** START **

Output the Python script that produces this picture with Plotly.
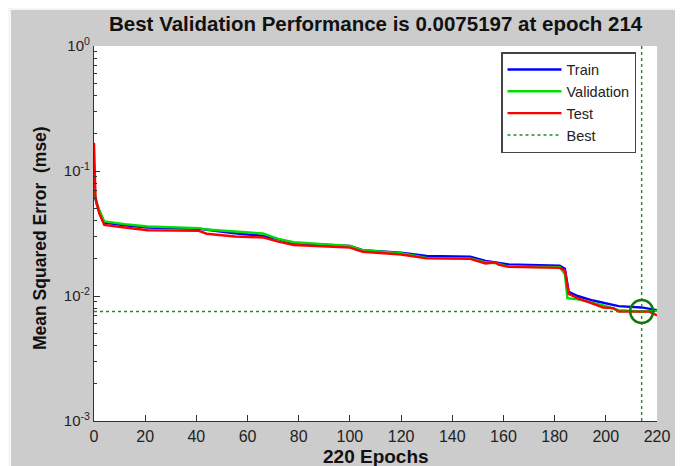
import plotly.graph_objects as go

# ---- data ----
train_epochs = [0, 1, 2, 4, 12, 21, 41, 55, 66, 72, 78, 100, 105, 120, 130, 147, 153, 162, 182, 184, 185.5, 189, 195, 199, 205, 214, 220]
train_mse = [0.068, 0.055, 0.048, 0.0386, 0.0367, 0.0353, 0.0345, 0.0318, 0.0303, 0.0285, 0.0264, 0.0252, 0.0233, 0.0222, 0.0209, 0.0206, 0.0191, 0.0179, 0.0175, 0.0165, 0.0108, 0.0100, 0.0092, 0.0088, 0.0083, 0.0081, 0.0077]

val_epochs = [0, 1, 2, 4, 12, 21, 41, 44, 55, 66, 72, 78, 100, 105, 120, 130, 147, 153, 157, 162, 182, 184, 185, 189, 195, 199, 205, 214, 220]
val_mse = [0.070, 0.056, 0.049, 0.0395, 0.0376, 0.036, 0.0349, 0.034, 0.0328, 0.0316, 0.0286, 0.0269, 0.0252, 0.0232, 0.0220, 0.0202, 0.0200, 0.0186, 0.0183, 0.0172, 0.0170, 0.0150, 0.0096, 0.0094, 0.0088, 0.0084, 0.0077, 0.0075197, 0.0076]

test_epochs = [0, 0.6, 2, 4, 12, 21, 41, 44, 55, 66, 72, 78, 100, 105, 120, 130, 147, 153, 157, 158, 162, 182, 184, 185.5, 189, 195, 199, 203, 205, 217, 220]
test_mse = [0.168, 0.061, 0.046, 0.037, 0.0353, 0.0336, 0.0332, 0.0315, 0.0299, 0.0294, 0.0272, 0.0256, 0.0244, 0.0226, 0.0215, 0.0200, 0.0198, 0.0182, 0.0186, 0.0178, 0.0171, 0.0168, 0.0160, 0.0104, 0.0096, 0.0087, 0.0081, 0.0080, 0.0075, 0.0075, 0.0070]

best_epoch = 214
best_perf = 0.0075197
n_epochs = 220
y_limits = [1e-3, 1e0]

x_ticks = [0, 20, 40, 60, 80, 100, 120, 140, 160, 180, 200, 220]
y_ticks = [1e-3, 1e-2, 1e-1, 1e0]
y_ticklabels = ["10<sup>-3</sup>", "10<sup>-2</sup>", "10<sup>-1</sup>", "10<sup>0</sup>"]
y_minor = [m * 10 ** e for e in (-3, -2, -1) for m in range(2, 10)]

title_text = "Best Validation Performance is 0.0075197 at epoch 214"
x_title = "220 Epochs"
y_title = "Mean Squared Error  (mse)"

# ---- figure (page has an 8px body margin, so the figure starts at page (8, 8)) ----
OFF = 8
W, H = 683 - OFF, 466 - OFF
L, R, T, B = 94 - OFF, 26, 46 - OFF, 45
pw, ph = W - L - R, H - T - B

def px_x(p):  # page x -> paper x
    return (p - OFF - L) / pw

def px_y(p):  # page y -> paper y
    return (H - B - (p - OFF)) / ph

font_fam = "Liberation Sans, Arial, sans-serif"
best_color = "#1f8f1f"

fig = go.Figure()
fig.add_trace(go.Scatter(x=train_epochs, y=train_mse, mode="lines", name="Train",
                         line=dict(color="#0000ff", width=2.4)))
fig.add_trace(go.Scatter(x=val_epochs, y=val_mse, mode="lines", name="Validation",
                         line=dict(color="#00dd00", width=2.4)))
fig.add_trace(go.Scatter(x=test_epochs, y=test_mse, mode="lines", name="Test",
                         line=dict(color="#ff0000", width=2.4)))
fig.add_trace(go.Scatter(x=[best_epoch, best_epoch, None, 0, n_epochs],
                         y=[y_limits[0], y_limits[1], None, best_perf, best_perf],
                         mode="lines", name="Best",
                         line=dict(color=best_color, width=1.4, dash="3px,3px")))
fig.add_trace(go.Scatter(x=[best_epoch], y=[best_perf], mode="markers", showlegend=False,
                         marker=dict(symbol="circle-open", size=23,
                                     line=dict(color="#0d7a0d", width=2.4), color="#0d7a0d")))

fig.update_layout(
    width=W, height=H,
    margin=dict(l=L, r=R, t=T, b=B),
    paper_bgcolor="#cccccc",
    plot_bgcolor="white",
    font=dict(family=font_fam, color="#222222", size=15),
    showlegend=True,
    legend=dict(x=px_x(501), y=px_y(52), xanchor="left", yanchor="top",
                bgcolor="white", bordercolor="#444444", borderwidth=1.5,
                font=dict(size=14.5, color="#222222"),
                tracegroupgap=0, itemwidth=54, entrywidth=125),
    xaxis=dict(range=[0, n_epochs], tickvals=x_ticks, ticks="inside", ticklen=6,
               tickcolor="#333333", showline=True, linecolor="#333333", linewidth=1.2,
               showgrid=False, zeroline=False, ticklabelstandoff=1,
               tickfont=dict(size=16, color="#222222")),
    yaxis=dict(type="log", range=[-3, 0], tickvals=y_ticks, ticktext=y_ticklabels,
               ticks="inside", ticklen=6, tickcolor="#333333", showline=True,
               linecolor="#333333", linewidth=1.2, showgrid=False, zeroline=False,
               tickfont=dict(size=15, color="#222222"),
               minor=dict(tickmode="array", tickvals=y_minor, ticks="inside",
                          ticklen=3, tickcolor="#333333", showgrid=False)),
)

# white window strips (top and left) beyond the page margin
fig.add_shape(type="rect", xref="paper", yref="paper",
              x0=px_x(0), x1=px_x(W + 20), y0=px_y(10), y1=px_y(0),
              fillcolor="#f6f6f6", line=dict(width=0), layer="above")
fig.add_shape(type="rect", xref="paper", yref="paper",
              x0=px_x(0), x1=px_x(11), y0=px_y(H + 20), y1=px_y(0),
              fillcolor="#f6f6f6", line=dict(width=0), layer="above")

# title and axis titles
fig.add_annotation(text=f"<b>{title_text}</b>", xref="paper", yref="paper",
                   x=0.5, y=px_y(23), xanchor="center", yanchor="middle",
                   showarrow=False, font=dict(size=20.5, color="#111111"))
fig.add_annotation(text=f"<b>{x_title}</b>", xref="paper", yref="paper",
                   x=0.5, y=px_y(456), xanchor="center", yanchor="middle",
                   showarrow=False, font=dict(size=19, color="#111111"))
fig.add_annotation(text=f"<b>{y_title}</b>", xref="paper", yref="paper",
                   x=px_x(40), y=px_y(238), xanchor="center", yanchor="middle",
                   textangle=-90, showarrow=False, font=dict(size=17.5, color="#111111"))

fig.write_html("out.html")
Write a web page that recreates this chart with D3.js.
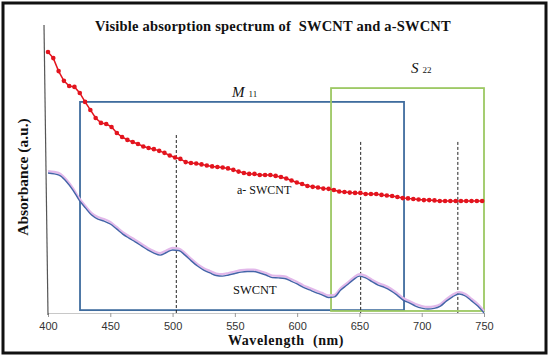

** END **

Exercise task: Exactly reproduce the run of lines from the start of the listing through the line with "import plotly.graph_objects as go", inclusive; pictures are not copied.

Written response:
Output the Python script that produces this picture with Plotly.
import plotly.graph_objects as go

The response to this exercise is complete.